Postgres has a flexible and robust array datatype that comes with a variety of functions. Even without taking advantage of the array datatype in your application, you can still take advantage of some of the functions to get the functionality you need. Lets take a look at an example schema and use case.
An example
Given a project management application, you may have users
who have projects
that have tasks
. An example piece of functionality might be to send an email with a list of all projects that have tasks that are past their due dates of completion. Your schema might look something like this:
# \d users
Table "public.users"
Column | Type | Modifiers
------------+-----------------------------+-----------
id | integer | not null
email | character varying(255) |
...
# \d projects
Table "public.projects"
Column | Type | Modifiers
------------+-----------------------------+-----------
id | integer | not null
user_id | integer | not null
name | character varying(255) | not null
...
# \d tasks
Table "public.tasks"
Column | Type | Modifiers
--------------+-----------------------------+-----------
id | integer | not null
project_id | integer | not null
completed_at | timestamp without time zone |
due_at | timestamp without time zone |
...
To get a list of all projects that have tasks that haven’t been completed, you would start with something like:
SELECT
projects.name
FROM
projects,
tasks
WHERE projects.id = tasks.project_id
AND tasks.due_at > tasks.completed_at
AND tasks.due_at > now()
This would give you a list of projects which you could then easily join this with users:
SELECT
users.email
projects.name
FROM
projects,
tasks,
users
WHERE projects.id = tasks.project_id
AND tasks.due_at > tasks.completed_at
AND tasks.due_at > now()
AND users.id = projects.user_id
At this point you’ve got everything you need to pull this up into Ruby, Python, or other language of your choice and then build the full set. However if this is thousands or even hundreds of results you’ll be spending more time than necessary, grouping this data for a sensible email. With 3 other small changes you can have this already formatted for you to immediately send of in an email. The first is using a handy function called array_agg
which will aggregate items and then you can format them how you wish. The second is just ensuring you’re grouping correctly. Finally you’ll want to unnest the array so it formats the data in a clean way for you.

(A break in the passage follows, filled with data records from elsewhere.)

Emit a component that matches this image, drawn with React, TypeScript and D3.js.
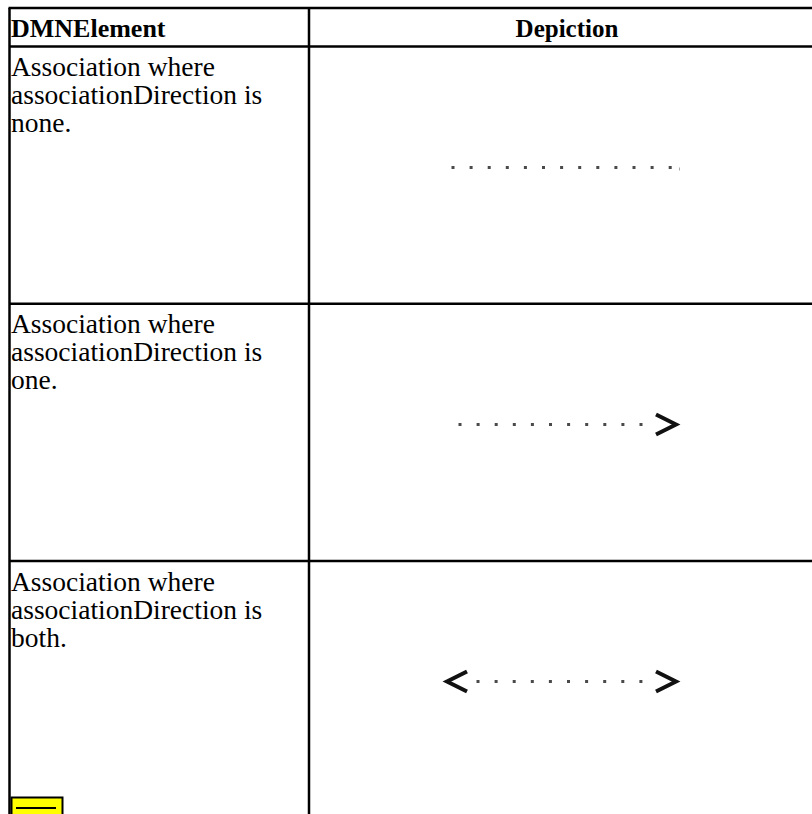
import React from "react";
import * as d3 from "d3";

const headers = ["DMNElement", "Depiction"];
const rowLabels = [
  ["Association where", "associationDirection is", "none."],
  ["Association where", "associationDirection is", "one."],
  ["Association where", "associationDirection is", "both."],
];
const directions = ["none", "one", "both"];
const dotCounts = [13, 11, 10];
const dotStart = [453, 460, 478];

const W = 812;
const H = 814;

export default function App() {
  const tableLeft = 9.5;
  const tableRight = 825;
  const tableTop = 8;
  const headerBottom = 46.5;
  const colSplit = 309;
  const rowH = 257.3;

  const y = d3
    .scaleBand<number>()
    .domain(d3.range(rowLabels.length))
    .range([headerBottom, headerBottom + rowH * rowLabels.length])
    .paddingInner(0)
    .paddingOuter(0);

  const font = "'Liberation Serif', 'Times New Roman', serif";
  const spacing = 18.1;

  return (
    <svg
      width={W}
      height={H}
      style={{ position: "absolute", left: 0, top: 0, background: "#fff" }}
    >
      <rect x={0} y={0} width={W} height={H} fill="#fff" />
      <text x={11} y={37} fontFamily={font} fontSize={26} fontWeight="bold" fill="#000">
        {headers[0]}
      </text>
      <text
        x={567}
        y={37}
        fontFamily={font}
        fontSize={25}
        fontWeight="bold"
        textAnchor="middle"
        fill="#000"
      >
        {headers[1]}
      </text>
      {rowLabels.map((lines, i) => {
        const top = y(i)!;
        const cy = Math.round(top + 120) + 0.5;
        const n = dotCounts[i];
        const x0 = dotStart[i];
        const dx = d3.scaleLinear().domain([0, 1]).range([x0, x0 + spacing]);
        const dir = directions[i];
        return (
          <g key={i}>
            {lines.map((ln, j) => (
              <text key={j} x={11} y={top + 29.5 + j * 28} fontFamily={font} fontSize={27.5} fill="#000">
                {ln}
              </text>
            ))}
            {d3.range(n).map((k) => (
              <rect key={k} x={dx(k) - 1.5} y={cy - 1.5} width={3} height={3} fill="#4a4a4a" />
            ))}
            {dir === "none" && <rect x={679} y={cy} width={1} height={3} fill="#aaa" />}
            {(dir === "one" || dir === "both") && (
              <path
                d={`M656,${cy - 10} L676,${cy} L656,${cy + 10}`}
                fill="none"
                stroke="#111"
                strokeWidth={4}
                strokeLinejoin="miter"
              />
            )}
            {dir === "both" && (
              <path
                d={`M467,${cy - 10} L447,${cy} L467,${cy + 10}`}
                fill="none"
                stroke="#111"
                strokeWidth={4}
                strokeLinejoin="miter"
              />
            )}
          </g>
        );
      })}
      <line x1={tableLeft - 1} x2={tableRight} y1={tableTop} y2={tableTop} stroke="#000" strokeWidth={2.5} />
      <line x1={tableLeft} x2={tableRight} y1={headerBottom} y2={headerBottom} stroke="#000" strokeWidth={2.5} />
      {d3.range(1, rowLabels.length).map((i) => (
        <line key={i} x1={tableLeft} x2={tableRight} y1={y(i)!} y2={y(i)!} stroke="#000" strokeWidth={2.5} />
      ))}
      <line x1={tableLeft} x2={tableLeft} y1={tableTop} y2={H + 10} stroke="#000" strokeWidth={2.5} />
      <line x1={colSplit} x2={colSplit} y1={tableTop} y2={H + 10} stroke="#000" strokeWidth={2.5} />
      <rect x={11.5} y={797.5} width={51} height={20} fill="#ffff00" stroke="#000" strokeWidth={2} />
      <line x1={16} x2={56} y1={808} y2={808} stroke="#000" strokeWidth={2} />
    </svg>
  );
}
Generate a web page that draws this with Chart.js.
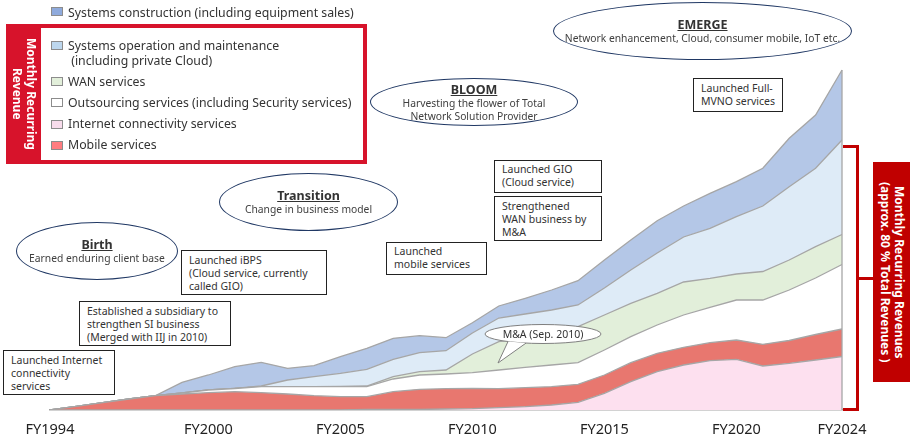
<!DOCTYPE html>
<html>
<head>
<meta charset="utf-8">
<script src="https://cdn.jsdelivr.net/npm/chart.js@4"></script>
<style>
  body { margin: 0; background: #fff; }
  #wrap { position: relative; width: 910px; height: 447px; overflow: hidden; font-family: "Noto Sans", sans-serif; color: #333; }
  #wrap canvas { position: absolute; left: 0; top: 0; }
  .abs { position: absolute; }
  .sw { position: absolute; left: 51px; width: 12px; height: 9px; border: 1px solid #8c8c8c; box-sizing: border-box; }
  .lg { position: absolute; left: 68px; font-size: 12.3px; line-height: 15px; color: #333; white-space: nowrap; }
  .ell { position: absolute; border: 1.5px solid #203864; border-radius: 50%; box-sizing: border-box; background: #fff;
         display: flex; flex-direction: column; justify-content: center; align-items: center; text-align: center;
         font-size: 10.3px; line-height: 13px; color: #404040; white-space: nowrap; }
  .ell b { font-size: 12.5px; line-height: 15px; text-decoration: underline; color: #333; }
  .box { position: absolute; border: 1px solid #222; background: #fff; box-sizing: border-box;
         font-size: 10.5px; line-height: 13px; color: #333; padding: 3px 0 0 7px; }
  .vt { position: absolute; writing-mode: vertical-rl; color: #fff; font-weight: bold; font-size: 12px; line-height: 14px;
        display: flex; align-items: center; justify-content: center; text-align: center; }
  .red { position: absolute; background: #c00000; }
</style>
</head>
<body>
<div id="wrap">
  <canvas id="chart" width="910" height="447"></canvas>

  <!-- legend -->
  <div class="sw" style="top:7px; background:#8faadc;"></div>
  <div class="lg" style="top:5px;">Systems construction (including equipment sales)</div>

  <div class="abs" style="left:6px; top:24px; width:361px; height:140px; background:#d7132b;"></div>
  <div class="abs" style="left:41px; top:28px; width:322px; height:132px; background:#fff;"></div>
  <div class="vt" style="left:6px; top:24px; width:35px; height:140px;">Monthly Recurring<br>Revenue</div>

  <div class="sw" style="top:41px; background:#bdd7ee;"></div>
  <div class="lg" style="top:38px;">Systems operation and maintenance<br>&nbsp;(including private Cloud)</div>
  <div class="sw" style="top:77px; background:#e2efda;"></div>
  <div class="lg" style="top:74px;">WAN services</div>
  <div class="sw" style="top:98px; background:#ffffff;"></div>
  <div class="lg" style="top:95px;">Outsourcing services (including Security services)</div>
  <div class="sw" style="top:120px; background:#f8dcec;"></div>
  <div class="lg" style="top:116px;">Internet connectivity services</div>
  <div class="sw" style="top:141px; background:#ff7c80;"></div>
  <div class="lg" style="top:137px;">Mobile services</div>

  <!-- phases -->
  <div class="ell" style="left:16px; top:222px; width:162px; height:58px;"><b>Birth</b>Earned enduring client base</div>
  <div class="ell" style="left:219px; top:173px; width:179px; height:58px;"><b>Transition</b>Change in business model</div>
  <div class="ell" style="left:370px; top:78px; width:208px; height:48px;"><b>BLOOM</b>Harvesting the flower of Total<br>Network Solution Provider</div>
  <div class="ell" style="left:553px; top:2px; width:299px; height:58px;"><b>EMERGE</b>Network enhancement, Cloud, consumer mobile, IoT etc.</div>

  <!-- milestones -->
  <div class="box" style="left:3px; top:350px; width:112px; height:45px;">Launched Internet<br>connectivity<br>services</div>
  <div class="box" style="left:79px; top:301px; width:152px; height:45px;">Established a subsidiary to<br>strengthen SI business<br>(Merged with IIJ in 2010)</div>
  <div class="box" style="left:181px; top:250px; width:146px; height:45px;">Launched iBPS<br>(Cloud service, currently<br>called GIO)</div>
  <div class="box" style="left:386px; top:242px; width:101px; height:33px; padding-top:2px;">Launched<br>mobile services</div>
  <div class="box" style="left:494px; top:160px; width:108px; height:33px; padding-top:2px;">Launched GIO<br>(Cloud service)</div>
  <div class="box" style="left:494px; top:196px; width:108px; height:45px;">Strengthened<br>WAN business by<br>M&amp;A</div>
  <div class="box" style="left:693px; top:78px; width:90px; height:34px; padding-top:3px;">Launched Full-<br>MVNO services</div>

  <svg class="abs" style="left:480px; top:320px;" width="130" height="50">
    <ellipse cx="63" cy="14" rx="58" ry="9.5" fill="#fff" stroke="#7f7f7f" stroke-width="1"/>
    <path d="M28 21.6 L18 43 L46 23.1" fill="#fff" stroke="#7f7f7f" stroke-width="1"/>
    <text x="63" y="18" text-anchor="middle" font-family="Noto Sans, sans-serif" font-size="10.5" fill="#333">M&amp;A (Sep. 2010)</text>
  </svg>

  <!-- right bracket -->
  <div class="red" style="left:843px; top:145px; width:16px; height:3px;"></div>
  <div class="red" style="left:856px; top:145px; width:3px; height:266px;"></div>
  <div class="red" style="left:843px; top:408px; width:16px; height:3px;"></div>
  <div class="red" style="left:856px; top:277px; width:17px; height:3px;"></div>
  <div class="vt" style="left:873px; top:162px; width:37px; height:220px; background:#c00000;">Monthly Recurring Revenues<br>(approx. 80 % Total Revenues )</div>
</div>

<script>
// fiscal years on the x axis
const years = ['FY1994','FY1995','FY1996','FY1997','FY1998','FY1999','FY2000','FY2001','FY2002','FY2003',
  'FY2004','FY2005','FY2006','FY2007','FY2008','FY2009','FY2010','FY2011','FY2012','FY2013',
  'FY2014','FY2015','FY2016','FY2017','FY2018','FY2019','FY2020','FY2021','FY2022','FY2023','FY2024'];
const shownTicks = ['FY1994','FY2000','FY2005','FY2010','FY2015','FY2020','FY2024'];

// revenue by segment (relative units), stacked bottom -> top
const internetConn = [0,0,0,0,0,0,0,0,0,0,0,0,0.5,0.5,0.5,1,1.3,2.3,3.3,5,7.7,16.7,28.3,38.3,45,49.3,50.7,44,46.7,50,53.5];
const mobile = [0,3.6,7.3,11,14.3,16,17.3,18.3,17.3,16,14.3,13.3,12.8,17.8,20.2,20.3,20.2,19,19,18.3,18,18.3,19,18.4,17.7,18,19.3,21.7,22.8,25.5,27.5];
const outsourcing = [0,0,0,0,0,1,2.7,3.2,6,7.3,9,10,10,12.7,14.3,14.7,15.8,18.7,20.4,21.7,21.6,25,26,28.3,32.3,35.4,40,44.3,50.5,56.5,64.5];
const wan = [0,0,0,0,0,0,0,0,0,0,0,0.2,0.7,2.3,3.3,4,18.7,28.3,29,31.7,36,35,33.4,31.7,33,29,26,28.5,30,31.3,30];
const sysOps = [0,0,0,0,0,0,0,0,0.7,6.7,10,13.2,16.7,17.4,19,19.3,21,23.7,24.3,23.3,21.7,27,33.3,40.3,45,50,57.3,65.5,73.3,78.4,94.5];
const sysConstruction = [0,0,0,0,0,10.7,15,21.8,23.7,11.7,11,16.6,21,21,17,13,10.3,12,15.7,20,24.3,28,30,32.3,31,35,35,37.7,48.4,53.3,70];

const edge = '#a6a6a6';
function layer(label, data, color, fill) {
  return {
    label: label, data: data, backgroundColor: color, borderColor: edge, borderWidth: 1.3,
    pointRadius: 0, tension: 0, fill: fill
  };
}

// gray edge down the last year, like the original
const rightEdge = {
  id: 'rightEdge',
  afterDatasetsDraw(chart) {
    const metas = chart.getSortedVisibleDatasetMetas();
    const top = metas[metas.length - 1].data;
    const p = top[top.length - 1];
    const ctx = chart.ctx;
    ctx.save();
    ctx.strokeStyle = edge;
    ctx.lineWidth = 1.3;
    ctx.beginPath();
    ctx.moveTo(p.x, p.y);
    ctx.lineTo(p.x, chart.scales.y.getPixelForValue(0));
    ctx.stroke();
    ctx.restore();
  }
};

new Chart(document.getElementById('chart'), {
  type: 'line',
  data: {
    labels: years,
    datasets: [
      layer('Internet connectivity services', internetConn, '#fde0ef', 'origin'),
      layer('Mobile services', mobile, '#e8776f', '-1'),
      layer('Outsourcing services (including Security services)', outsourcing, '#ffffff', '-1'),
      layer('WAN services', wan, '#e2efda', '-1'),
      layer('Systems operation and maintenance (including private Cloud)', sysOps, '#deebf7', '-1'),
      layer('Systems construction (including equipment sales)', sysConstruction, '#b4c7e7', '-1')
    ]
  },
  options: {
    responsive: false,
    animation: false,
    layout: { padding: { left: 50, right: 68, top: 10, bottom: 0 } },
    plugins: { legend: { display: false }, tooltip: { enabled: false } },
    scales: {
      x: {
        offset: false,
        grid: { display: false },
        border: { display: true, color: edge, width: 1.5 },
        afterFit: function(s) { s.height = 37; },
        ticks: {
          autoSkip: false, maxRotation: 0, padding: 3,
          color: '#222', font: { family: 'Noto Sans', size: 14.5 },
          callback: function(v) { const l = this.getLabelForValue(v); return shownTicks.includes(l) ? l : ''; }
        }
      },
      y: { stacked: true, display: false, min: 0, max: 400 }
    }
  },
  plugins: [rightEdge]
});
</script>
</body>
</html>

Looking at it all put together:
SELECT
users.email,
array_to_string(array_agg(projects.name), ',')) as projects
FROM
projects,
tasks,
users
WHERE projects.id = tasks.project_id
AND tasks.due_at > tasks.completed_at
AND tasks.due_at > now()
AND users.id = projects.user_id
GROUP BY
users.email
This would give you a nice clean result of projects that have overdue tasks that you could then send to the user in an email:
email | projects
---------------------------+-------------------
craig.kerstiens@gmail.com | blog, timetracker
craig@heroku.com | foo, bar, baz